Here I think you have it on a series of fundamental reforms to how competition in our health care system operates that would ensure, at minimum, that a public plan option would do no harm, and at best allow it to thrive. Furthermore, our market for health insurance is riddled with price discrimination and inequalities – these measures would make significant strides towards eliminating those discriminatory practices, which punish patients who are older, living with chronic illnesses, female, people of color, and many other social and biological identities.
These reforms are also, however, extremely tough political battles, and there is little sign that their importance to a public plan proposal has been recognized by legislators or even advocates. They bring us into the realm of regulating the private insurance system to the extent that it begins to function like a national health program – as many countries with non-profit “sickness funds” do.
Health Care for America NOW (HCAN) – the large national coalition pushing for a public plan option – makes no mention in its principles or literature of risk adjusting, community rating, or the many other essential components you have articulated for public insurance competition; MoveOn.org has just launched a campaign targeting Congress asking for “a ‘30% off’ coupon for high-quality health care, redeemable by everyone if Obama's public health insurance option passes” drawing on the Lewin Group’s most recent study; and yet, Obama’s public health insurance proposal does not include the range of protections discussed in your briefing, without which those large savings are extremely improbable (and even with them, what costs will the 30% be cut out of?).
I would suggest to you that every cost control proposal – if it will work – faces a difficult political fight. This is certainly true of single payer reform, which brings with it the most comprehensive cost controls that we have evidence for, but it is true – proportionately – to all other cost control measures. I believe your concern to make a public plan option work has led you down the rabbit hole of other measures that begin to approach single payer in their political position. If momentum for public plan competition takes us down this path and opens up political opportunities where before there were none, this would be a great achievement for our country.
I would greatly like to hear your opinion on where you believe you – and the movement represented by HCAN – would stand if faced with public plan legislation, minus the “level playing field.” I believe such a bill would have the potential to fail as effective cost control, which means ultimately that we would be failing to pass a sustainable expansion of access to health care.
Thank you for all of your writings on this important subject and your consideration of this open letter,
Sincerely,
Benjamin Day
Executive Director
Mass-Care: The Massachusetts Campaign for Single Payer Health Care
33 Harrison Ave – 5th floor
Boston, MA 02111
Phone: 617-723-7001
Fax: 617-723-7002
This is the third of seven open letters on national health reform.

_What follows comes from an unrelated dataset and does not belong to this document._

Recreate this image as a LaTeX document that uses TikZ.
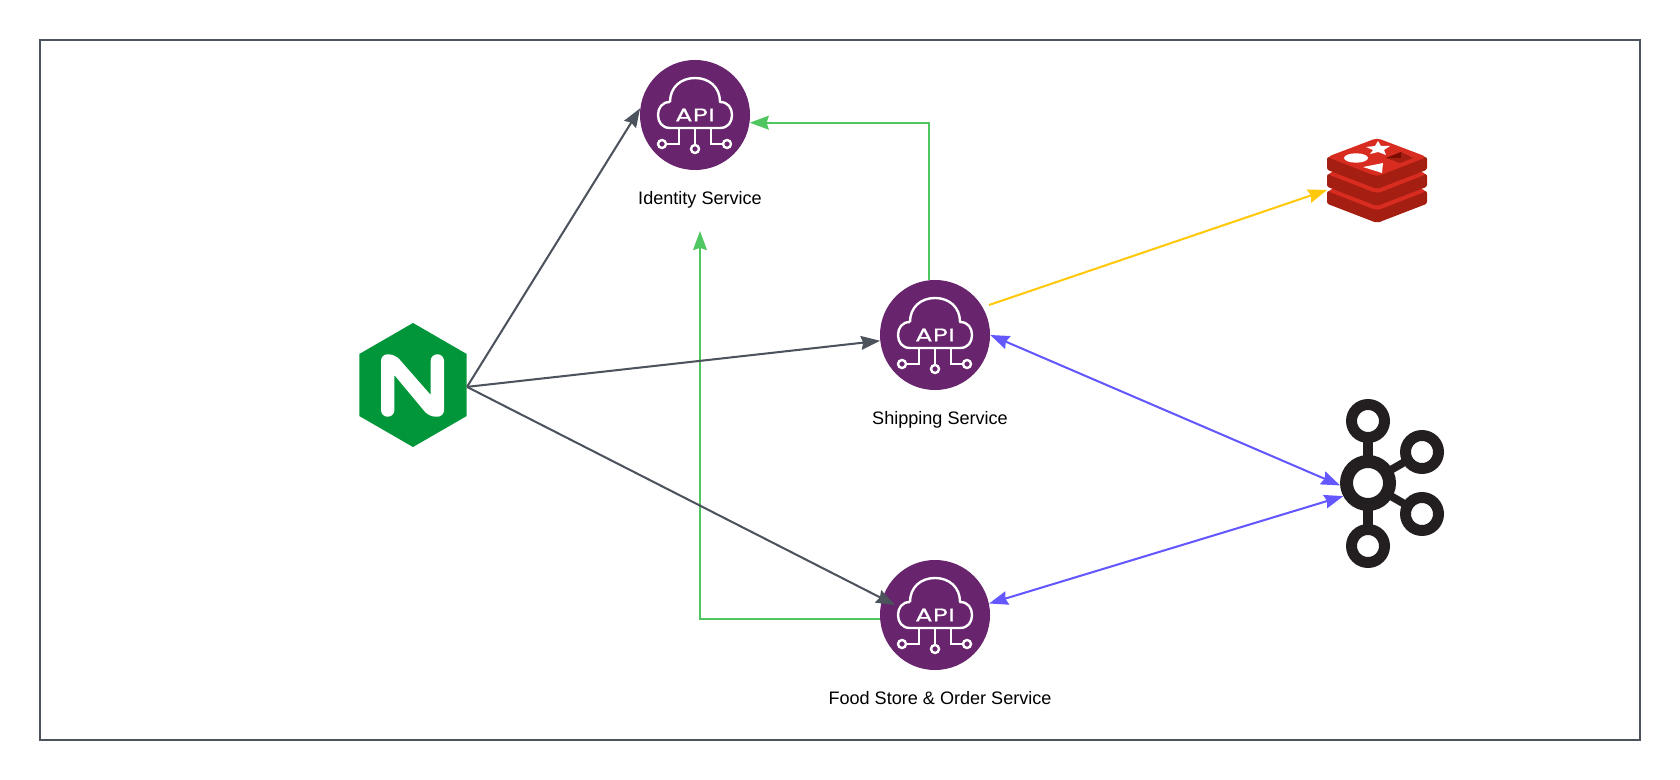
\documentclass[tikz,border=0pt]{standalone}
\usepackage{fontspec}
\setmainfont{Liberation Sans}
\newfontfamily\apifont[FakeStretch=1.4, FakeBold=0.6, LetterSpace=3]{Poppins}
\usetikzlibrary{arrows.meta,shapes.geometric}
\definecolor{framegray}{HTML}{4C535D}
\definecolor{apipurple}{HTML}{68246D}
\definecolor{nginxgreen}{HTML}{009639}
\definecolor{linegreen}{HTML}{4FC65F}
\definecolor{lineyellow}{HTML}{FFC80A}
\definecolor{lineblue}{HTML}{6457FF}
\definecolor{kafkablack}{HTML}{231F20}
\definecolor{redisbright}{HTML}{D82C20}
\definecolor{redisdark}{HTML}{A41E11}
\definecolor{redisdeep}{HTML}{7A0C00}
\begin{document}
\begin{tikzpicture}[x=0.025cm, y=-0.025cm, node distance=2.115cm,
    api/.style = {circle, fill=apipurple, inner sep=0, minimum size=2.75cm},
    apitext/.style = {text=white, inner sep=0, font=\apifont\fontsize{13}{13}\selectfont},
    service/.style = {font=\fontsize{12.85}{14}\selectfont, xshift=0.125cm, text height=9.4pt, text depth=2.7pt},
    conn/.style = {line width=1.45pt, -{Stealth[length=13.5pt, width=9.8pt, inset=1.5pt]}},
    both/.style = {conn, {Stealth[length=13.5pt, width=9.8pt, inset=1.5pt]}-{Stealth[length=13.5pt, width=9.8pt, inset=1.5pt]}},
    kring/.style = {circle, draw=kafkablack, fill=white, inner sep=0, line width=7.8pt, minimum size=0.825cm},
    apicloud/.pic = {
        \draw[white, line width=1.7pt, line join=round]
            (-25,-13) .. controls (-25,-28) and (-14,-37) .. (0,-37) .. controls (14,-37) and (25,-28) .. (25,-13)
            .. controls (33,-13) and (37,-7) .. (37,0) .. controls (37,7) and (33,13) .. (25,13)
            -- (-25,13) .. controls (-33,13) and (-37,7) .. (-37,0) .. controls (-37,-7) and (-33,-13) .. (-25,-13);
        \draw[white, line width=1.7pt] (-16,13) |- (-29,29) (0,13) -- (0,30) (16,13) |- (28,29);
        \foreach \cx/\cy in {-33/29, 0/34, 32/29}
            \draw[white, line width=1.7pt] (\cx,\cy) circle (4);
    },
    redislayer/.pic = {
        \fill[redisdark, rounded corners=1.5pt] (-50,0) -- (-50,12.7) -- (0,32) -- (50,12.7) -- (50,0) -- cycle;
        \fill[redisbright, rounded corners=3pt] (-50,0) -- (0,-19) -- (50,0) -- (0,19.5) -- cycle;
    }]
    \useasboundingbox (0,0) rectangle (1680,780);
    \node[draw=framegray, line width=1.45pt, inner sep=0, minimum width=40cm, minimum height=17.5cm] (frame) at (840,390) {};

    % services
    \node[api] (identity) at (695,115) {};
    \node[api] (shipping) at (935,335) {};
    \node[api] (food) at (935,615) {};
    \pic at (695,115) {apicloud};
    \pic at (935,335) {apicloud};
    \pic at (935,615) {apicloud};
    \node[apitext] (identityapi) at (695,115) {API};
    \node[apitext] (shippingapi) at (935,335) {API};
    \node[apitext] (foodapi) at (935,615) {API};
    \node[service] (identitytext) [below of=identity] {Identity Service};
    \node[service] (shippingtext) [below of=shipping] {Shipping Service};
    \node[service] (foodtext) [below of=food] {Food Store \& Order Service};

    % nginx
    \node[regular polygon, regular polygon sides=6, shape border rotate=90, fill=nginxgreen, inner sep=0, minimum size=3.1cm] (nginx) at (413,385) {};
    \fill[white, rounded corners=4.6pt] (381,354.3) -- (395,354.3) [sharp corners] -- (430.7,395) [rounded corners=4.6pt] -- (430.7,354.3) -- (444,354.3) -- (444,416.7) -- (429,416.7) [sharp corners] -- (394.3,375) [rounded corners=4.6pt] -- (394.3,416.7) -- (381,416.7) -- cycle;

    % redis
    \node[inner sep=0, outer sep=0, minimum width=2.5cm, minimum height=2.4cm] (redis) at (1377,190) {};
    \pic at (1377,191) {redislayer};
    \pic at (1377,174) {redislayer};
    \pic at (1377,157) {redislayer};
    \fill[white] (1356,158) ellipse (12 and 4.7);
    \fill[white] (1378,141) -- (1381,146) -- (1390,146) -- (1384,150) -- (1386,155) -- (1378,152) -- (1370,154) -- (1373,150) -- (1366,147) -- (1375,146) -- cycle;
    \fill[white] (1363,167) -- (1383,163) -- (1382,173) -- cycle;
    \fill[redisdark] (1386,158) -- (1401,152) -- (1413,158) -- (1400,163) -- cycle;
    \fill[redisdeep] (1386,158) -- (1401,152) -- (1401,158) -- cycle;

    % kafka
    \draw[kafkablack, line width=7.2pt] (1368,421) -- (1368,546);
    \draw[kafkablack, line width=5.6pt] (1368,483) -- (1422,452) (1368,483) -- (1422,514);
    \node[kring] (ktop) at (1368,421) {};
    \node[kring] (kbottom) at (1368,546) {};
    \node[kring] (kupper) at (1422,452) {};
    \node[kring] (klower) at (1422,514) {};
    \node[kring, line width=9.2pt, minimum size=1.075cm] (kafka) at (1368,483) {};

    % connectors
    \coordinate (identityin) at (700,231);
    \coordinate (foodin) at (895,605);
    \coordinate (shippingout) at (989,305);
    \draw[conn, linegreen] (shipping.96) |- (identity.-8);
    \draw[conn, linegreen] (food.184) -| (identityin);
    \draw[conn, framegray] (nginx.-2) -- (identity.173);
    \draw[conn, framegray] (nginx.-2) -- (shipping.186);
    \draw[conn, framegray] (nginx.-2) -- (foodin);
    \draw[conn, lineyellow] (shippingout) -- (redis.west);
    \draw[both, lineblue] (shipping.east) -- (kafka.185);
    \draw[both, lineblue] (food.12) -- (kafka.208);
\end{tikzpicture}
\end{document}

The first was titled “Why Has the Press Failed Us In Reporting on Health Care Reform?” – the second was titled “The Intimidating Politics of Controlling Health Care Costs: Why We All Face the Single Payer Reform Dilemma” and subsequent letters will address the “cost control industry” in the United States and the problem with trying to do more to spend less; a discussion of whether we want the health care Congress has, and whether a public clearinghouse for private insurance would be an effective proposal; whether individual mandates are a viable road to universal health care; and a discussion of what the chances are that national health reform will reduce health disparities.